- _Raw data_:
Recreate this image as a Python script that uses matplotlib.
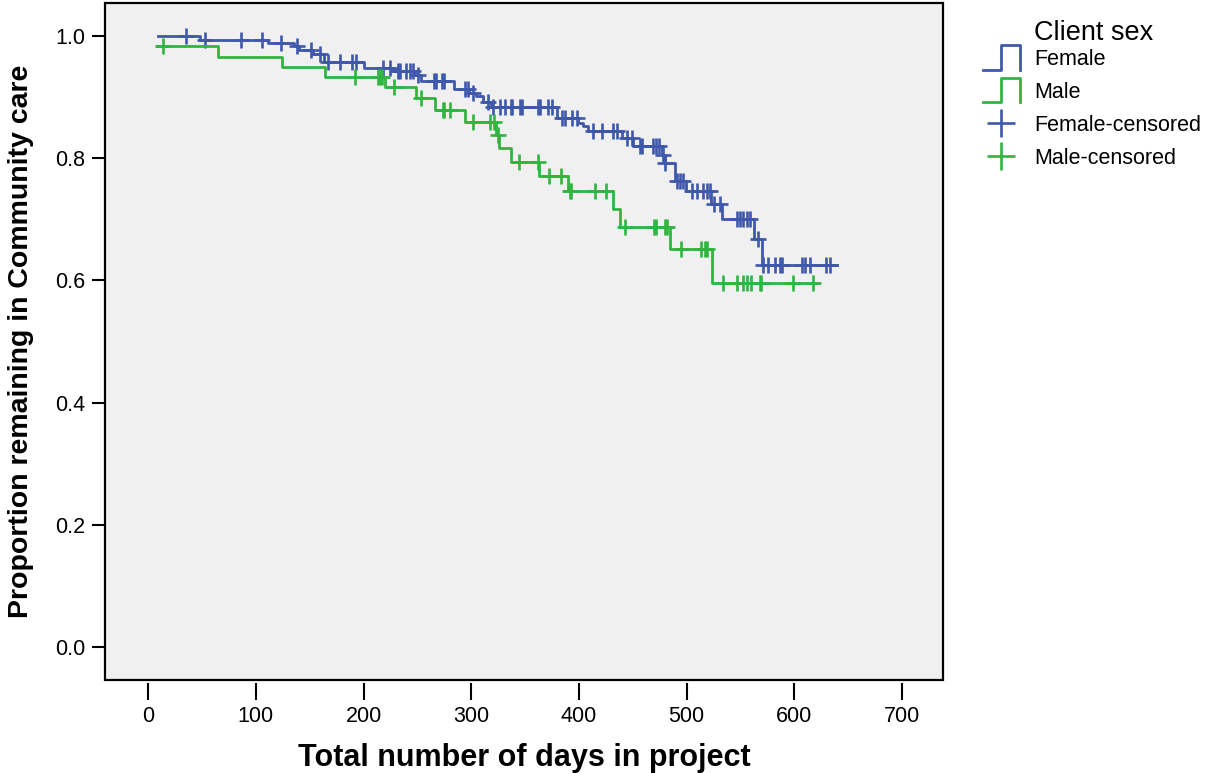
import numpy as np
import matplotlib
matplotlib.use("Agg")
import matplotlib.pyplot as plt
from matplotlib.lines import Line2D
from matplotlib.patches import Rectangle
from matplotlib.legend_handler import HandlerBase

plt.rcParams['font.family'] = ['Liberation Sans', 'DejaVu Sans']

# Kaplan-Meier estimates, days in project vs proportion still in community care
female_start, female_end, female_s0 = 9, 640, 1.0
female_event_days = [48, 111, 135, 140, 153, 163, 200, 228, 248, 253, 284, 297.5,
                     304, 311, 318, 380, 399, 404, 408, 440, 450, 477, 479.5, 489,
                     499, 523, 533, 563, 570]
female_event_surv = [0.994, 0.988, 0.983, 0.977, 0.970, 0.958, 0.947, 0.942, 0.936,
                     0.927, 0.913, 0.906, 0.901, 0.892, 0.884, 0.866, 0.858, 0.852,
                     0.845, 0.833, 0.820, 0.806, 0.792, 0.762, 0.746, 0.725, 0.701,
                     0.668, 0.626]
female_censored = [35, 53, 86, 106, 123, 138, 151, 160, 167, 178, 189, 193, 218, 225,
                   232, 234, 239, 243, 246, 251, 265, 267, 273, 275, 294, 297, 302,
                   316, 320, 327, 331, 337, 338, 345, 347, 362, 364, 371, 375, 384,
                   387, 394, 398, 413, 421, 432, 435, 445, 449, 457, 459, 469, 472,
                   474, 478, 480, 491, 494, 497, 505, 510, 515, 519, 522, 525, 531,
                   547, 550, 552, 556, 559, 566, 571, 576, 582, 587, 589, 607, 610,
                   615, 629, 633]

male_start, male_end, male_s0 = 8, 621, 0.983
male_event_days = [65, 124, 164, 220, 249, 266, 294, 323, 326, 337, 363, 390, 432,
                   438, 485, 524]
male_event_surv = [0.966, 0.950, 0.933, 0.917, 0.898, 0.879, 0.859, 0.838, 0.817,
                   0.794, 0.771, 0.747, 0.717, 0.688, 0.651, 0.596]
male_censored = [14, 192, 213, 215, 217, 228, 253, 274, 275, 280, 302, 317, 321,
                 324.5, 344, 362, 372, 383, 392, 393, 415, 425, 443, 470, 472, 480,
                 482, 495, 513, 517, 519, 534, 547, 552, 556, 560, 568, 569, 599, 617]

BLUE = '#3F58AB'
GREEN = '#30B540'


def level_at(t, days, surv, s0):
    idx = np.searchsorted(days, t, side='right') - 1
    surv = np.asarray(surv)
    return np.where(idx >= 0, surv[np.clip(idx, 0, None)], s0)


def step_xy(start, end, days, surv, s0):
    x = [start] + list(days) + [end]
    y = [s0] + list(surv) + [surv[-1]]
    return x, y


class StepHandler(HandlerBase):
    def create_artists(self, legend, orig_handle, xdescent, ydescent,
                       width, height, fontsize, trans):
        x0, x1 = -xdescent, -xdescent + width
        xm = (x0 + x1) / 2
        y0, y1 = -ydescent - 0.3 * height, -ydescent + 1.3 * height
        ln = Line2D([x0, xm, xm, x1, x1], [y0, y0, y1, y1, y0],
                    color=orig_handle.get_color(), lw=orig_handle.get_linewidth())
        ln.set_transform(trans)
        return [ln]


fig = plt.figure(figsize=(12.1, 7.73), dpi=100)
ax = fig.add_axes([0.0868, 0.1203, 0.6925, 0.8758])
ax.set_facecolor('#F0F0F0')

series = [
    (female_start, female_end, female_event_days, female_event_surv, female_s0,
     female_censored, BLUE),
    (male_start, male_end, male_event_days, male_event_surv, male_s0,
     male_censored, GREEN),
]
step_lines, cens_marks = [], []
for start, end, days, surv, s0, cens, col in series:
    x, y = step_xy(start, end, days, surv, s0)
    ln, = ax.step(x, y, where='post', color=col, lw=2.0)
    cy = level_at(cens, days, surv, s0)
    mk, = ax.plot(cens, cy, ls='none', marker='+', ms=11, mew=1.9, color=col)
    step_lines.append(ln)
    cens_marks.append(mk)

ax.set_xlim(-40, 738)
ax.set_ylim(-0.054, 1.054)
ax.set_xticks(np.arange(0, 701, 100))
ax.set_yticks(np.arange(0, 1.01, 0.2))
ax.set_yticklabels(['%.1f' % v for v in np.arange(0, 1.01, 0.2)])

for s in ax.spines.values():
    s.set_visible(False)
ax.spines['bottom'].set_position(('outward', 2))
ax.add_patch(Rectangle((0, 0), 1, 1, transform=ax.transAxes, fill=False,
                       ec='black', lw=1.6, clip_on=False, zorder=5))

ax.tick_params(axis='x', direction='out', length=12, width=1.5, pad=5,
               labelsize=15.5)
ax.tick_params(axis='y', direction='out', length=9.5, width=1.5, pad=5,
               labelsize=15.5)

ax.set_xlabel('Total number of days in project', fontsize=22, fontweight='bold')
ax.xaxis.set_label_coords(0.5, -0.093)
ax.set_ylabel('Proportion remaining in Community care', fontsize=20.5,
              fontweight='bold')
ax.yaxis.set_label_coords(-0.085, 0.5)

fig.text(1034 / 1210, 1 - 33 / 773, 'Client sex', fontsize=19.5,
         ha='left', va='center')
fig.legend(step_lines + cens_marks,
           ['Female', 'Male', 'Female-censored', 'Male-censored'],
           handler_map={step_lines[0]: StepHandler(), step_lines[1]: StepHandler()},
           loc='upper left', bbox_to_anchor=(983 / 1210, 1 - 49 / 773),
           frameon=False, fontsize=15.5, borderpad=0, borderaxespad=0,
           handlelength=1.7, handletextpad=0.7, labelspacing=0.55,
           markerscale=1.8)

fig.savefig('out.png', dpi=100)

- _Exercise aim_:
Write out the lines from the start of the material to the line with "plt.rcParams['font.family'] = ['Liberation", inclusive and exactly. Skip the pictures.

- _Correct output_:
Recreate this image as a Python script that uses matplotlib.
import numpy as np
import matplotlib
matplotlib.use("Agg")
import matplotlib.pyplot as plt
from matplotlib.lines import Line2D
from matplotlib.patches import Rectangle
from matplotlib.legend_handler import HandlerBase

plt.rcParams['font.family'] = ['Liberation Sans', 'DejaVu Sans']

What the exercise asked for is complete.